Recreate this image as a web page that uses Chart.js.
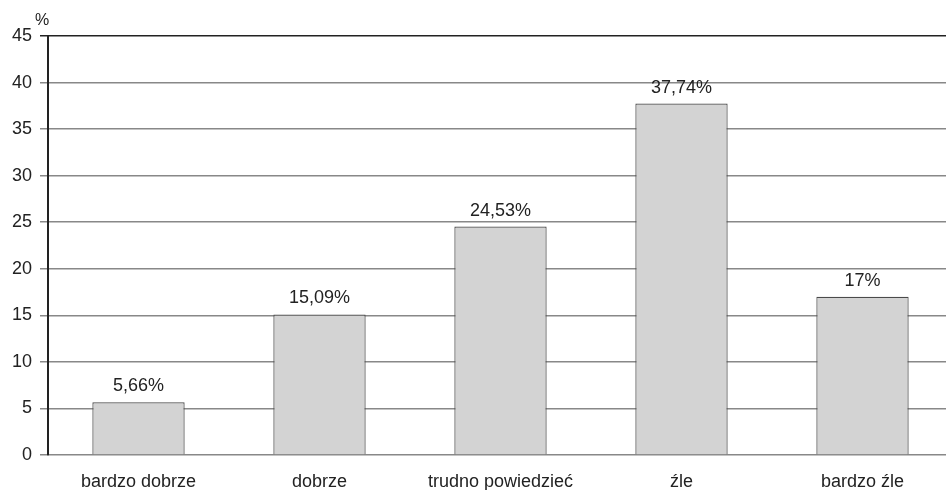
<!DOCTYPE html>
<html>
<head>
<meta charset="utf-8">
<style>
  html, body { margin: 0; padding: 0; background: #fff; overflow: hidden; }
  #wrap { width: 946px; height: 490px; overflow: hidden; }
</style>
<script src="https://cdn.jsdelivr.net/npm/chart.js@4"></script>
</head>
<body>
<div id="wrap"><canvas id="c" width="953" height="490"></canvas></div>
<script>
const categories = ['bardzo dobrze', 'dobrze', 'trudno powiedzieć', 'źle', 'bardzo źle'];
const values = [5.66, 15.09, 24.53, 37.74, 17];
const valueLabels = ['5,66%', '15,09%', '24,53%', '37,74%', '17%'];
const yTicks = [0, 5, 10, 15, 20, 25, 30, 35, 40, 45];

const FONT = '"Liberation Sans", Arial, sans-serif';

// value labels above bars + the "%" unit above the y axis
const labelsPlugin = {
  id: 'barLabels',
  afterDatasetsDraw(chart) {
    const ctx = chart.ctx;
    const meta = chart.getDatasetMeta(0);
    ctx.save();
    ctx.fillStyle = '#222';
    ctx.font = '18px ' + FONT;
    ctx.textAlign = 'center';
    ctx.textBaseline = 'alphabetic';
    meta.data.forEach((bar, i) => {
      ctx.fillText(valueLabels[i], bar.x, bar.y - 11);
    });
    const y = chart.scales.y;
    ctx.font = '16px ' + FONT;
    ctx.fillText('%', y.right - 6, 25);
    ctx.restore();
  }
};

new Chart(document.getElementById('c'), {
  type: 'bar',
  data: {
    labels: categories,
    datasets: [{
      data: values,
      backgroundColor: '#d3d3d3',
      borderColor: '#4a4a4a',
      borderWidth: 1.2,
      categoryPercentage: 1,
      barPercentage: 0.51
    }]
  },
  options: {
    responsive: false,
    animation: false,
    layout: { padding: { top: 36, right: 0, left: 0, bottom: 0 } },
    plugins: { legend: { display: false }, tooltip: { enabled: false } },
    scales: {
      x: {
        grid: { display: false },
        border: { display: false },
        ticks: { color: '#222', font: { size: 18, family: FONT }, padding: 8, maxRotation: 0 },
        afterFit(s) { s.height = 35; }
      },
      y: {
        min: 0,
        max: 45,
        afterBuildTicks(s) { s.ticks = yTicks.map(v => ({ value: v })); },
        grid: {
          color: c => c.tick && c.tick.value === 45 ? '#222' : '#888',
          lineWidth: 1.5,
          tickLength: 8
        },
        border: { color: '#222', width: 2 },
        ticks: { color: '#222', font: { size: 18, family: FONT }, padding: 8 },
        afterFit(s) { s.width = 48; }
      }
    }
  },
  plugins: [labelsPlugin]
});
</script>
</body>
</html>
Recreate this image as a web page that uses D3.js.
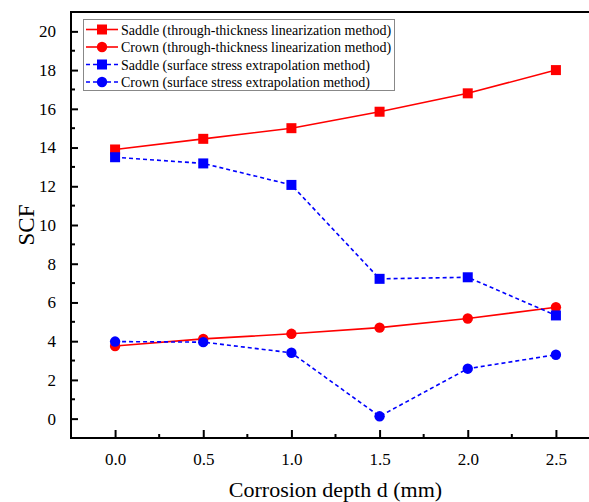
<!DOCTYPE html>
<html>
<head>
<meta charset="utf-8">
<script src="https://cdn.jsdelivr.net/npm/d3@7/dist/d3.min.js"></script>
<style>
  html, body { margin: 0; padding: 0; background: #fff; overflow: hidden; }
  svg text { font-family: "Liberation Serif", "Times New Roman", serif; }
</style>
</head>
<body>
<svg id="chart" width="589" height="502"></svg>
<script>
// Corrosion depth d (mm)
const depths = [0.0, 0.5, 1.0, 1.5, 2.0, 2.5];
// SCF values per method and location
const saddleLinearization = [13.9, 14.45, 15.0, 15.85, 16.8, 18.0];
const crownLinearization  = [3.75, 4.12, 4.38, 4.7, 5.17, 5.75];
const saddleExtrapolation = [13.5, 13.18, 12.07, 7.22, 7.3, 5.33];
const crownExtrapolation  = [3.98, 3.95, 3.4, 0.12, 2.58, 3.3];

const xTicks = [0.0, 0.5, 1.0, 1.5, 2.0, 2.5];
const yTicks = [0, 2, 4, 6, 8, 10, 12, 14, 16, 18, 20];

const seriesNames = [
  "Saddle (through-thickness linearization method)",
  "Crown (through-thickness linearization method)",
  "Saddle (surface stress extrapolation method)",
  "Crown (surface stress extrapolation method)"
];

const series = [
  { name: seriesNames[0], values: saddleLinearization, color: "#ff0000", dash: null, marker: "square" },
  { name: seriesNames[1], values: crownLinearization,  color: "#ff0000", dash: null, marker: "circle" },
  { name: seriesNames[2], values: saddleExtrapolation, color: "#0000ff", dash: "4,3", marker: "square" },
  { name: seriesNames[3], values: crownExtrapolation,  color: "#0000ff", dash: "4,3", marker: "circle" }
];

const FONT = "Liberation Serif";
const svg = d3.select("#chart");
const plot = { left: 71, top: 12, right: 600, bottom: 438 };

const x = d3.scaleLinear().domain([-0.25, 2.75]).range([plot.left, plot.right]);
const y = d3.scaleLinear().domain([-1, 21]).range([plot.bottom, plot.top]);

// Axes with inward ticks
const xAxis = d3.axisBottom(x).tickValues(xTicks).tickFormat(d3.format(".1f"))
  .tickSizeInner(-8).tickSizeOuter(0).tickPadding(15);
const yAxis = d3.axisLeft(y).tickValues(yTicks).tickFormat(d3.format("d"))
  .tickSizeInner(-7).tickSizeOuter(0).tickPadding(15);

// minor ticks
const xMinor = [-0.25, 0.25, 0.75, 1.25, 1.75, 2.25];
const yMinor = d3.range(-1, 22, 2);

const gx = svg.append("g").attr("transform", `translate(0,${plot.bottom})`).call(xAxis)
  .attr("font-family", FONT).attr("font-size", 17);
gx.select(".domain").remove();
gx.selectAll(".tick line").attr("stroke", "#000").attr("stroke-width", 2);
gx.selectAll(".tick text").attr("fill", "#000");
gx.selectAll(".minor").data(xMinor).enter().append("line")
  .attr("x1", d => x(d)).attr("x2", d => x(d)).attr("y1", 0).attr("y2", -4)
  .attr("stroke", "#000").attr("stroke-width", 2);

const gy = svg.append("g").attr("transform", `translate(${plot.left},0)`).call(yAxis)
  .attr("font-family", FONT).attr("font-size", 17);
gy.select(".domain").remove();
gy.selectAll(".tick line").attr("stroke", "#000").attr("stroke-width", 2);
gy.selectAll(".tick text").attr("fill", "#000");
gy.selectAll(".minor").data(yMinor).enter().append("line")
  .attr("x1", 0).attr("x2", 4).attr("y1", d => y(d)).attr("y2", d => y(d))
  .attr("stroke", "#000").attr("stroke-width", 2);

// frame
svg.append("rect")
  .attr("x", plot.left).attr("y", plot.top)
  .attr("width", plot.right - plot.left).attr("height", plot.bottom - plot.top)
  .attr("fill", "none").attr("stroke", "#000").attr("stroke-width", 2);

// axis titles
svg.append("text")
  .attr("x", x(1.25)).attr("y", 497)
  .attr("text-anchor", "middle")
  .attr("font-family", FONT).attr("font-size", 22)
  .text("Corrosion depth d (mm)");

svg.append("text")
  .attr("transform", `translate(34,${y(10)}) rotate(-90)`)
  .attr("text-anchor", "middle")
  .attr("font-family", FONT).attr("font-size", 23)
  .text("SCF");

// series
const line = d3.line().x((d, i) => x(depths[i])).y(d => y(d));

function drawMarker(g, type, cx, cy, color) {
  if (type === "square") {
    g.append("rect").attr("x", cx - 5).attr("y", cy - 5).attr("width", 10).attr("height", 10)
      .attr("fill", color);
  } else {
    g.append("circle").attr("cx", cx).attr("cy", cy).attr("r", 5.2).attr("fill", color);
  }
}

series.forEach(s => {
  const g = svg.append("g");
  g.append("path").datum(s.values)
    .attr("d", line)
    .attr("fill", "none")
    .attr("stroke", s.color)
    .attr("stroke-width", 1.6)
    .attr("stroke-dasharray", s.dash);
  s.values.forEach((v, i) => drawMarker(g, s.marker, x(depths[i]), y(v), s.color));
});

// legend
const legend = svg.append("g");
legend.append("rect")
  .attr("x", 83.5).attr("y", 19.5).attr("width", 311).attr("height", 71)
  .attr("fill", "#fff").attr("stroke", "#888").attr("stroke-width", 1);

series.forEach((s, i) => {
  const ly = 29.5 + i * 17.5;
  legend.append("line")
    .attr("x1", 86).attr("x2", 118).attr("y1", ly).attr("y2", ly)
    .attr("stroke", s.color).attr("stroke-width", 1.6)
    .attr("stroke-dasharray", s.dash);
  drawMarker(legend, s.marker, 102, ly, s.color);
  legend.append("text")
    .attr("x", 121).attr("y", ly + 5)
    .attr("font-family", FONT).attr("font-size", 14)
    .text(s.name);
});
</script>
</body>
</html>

# [To do]
Of the lines above, quote exactly those from the one with "Recreate this image as a web page that uses D3.js." through the one with "16, 18, 20];", ends included; pictures stay out.

# [Worked answer]
Recreate this image as a web page that uses D3.js.
<!DOCTYPE html>
<html>
<head>
<meta charset="utf-8">
<script src="https://cdn.jsdelivr.net/npm/d3@7/dist/d3.min.js"></script>
<style>
  html, body { margin: 0; padding: 0; background: #fff; overflow: hidden; }
  svg text { font-family: "Liberation Serif", "Times New Roman", serif; }
</style>
</head>
<body>
<svg id="chart" width="589" height="502"></svg>
<script>
// Corrosion depth d (mm)
const depths = [0.0, 0.5, 1.0, 1.5, 2.0, 2.5];
// SCF values per method and location
const saddleLinearization = [13.9, 14.45, 15.0, 15.85, 16.8, 18.0];
const crownLinearization  = [3.75, 4.12, 4.38, 4.7, 5.17, 5.75];
const saddleExtrapolation = [13.5, 13.18, 12.07, 7.22, 7.3, 5.33];
const crownExtrapolation  = [3.98, 3.95, 3.4, 0.12, 2.58, 3.3];

const xTicks = [0.0, 0.5, 1.0, 1.5, 2.0, 2.5];
const yTicks = [0, 2, 4, 6, 8, 10, 12, 14, 16, 18, 20];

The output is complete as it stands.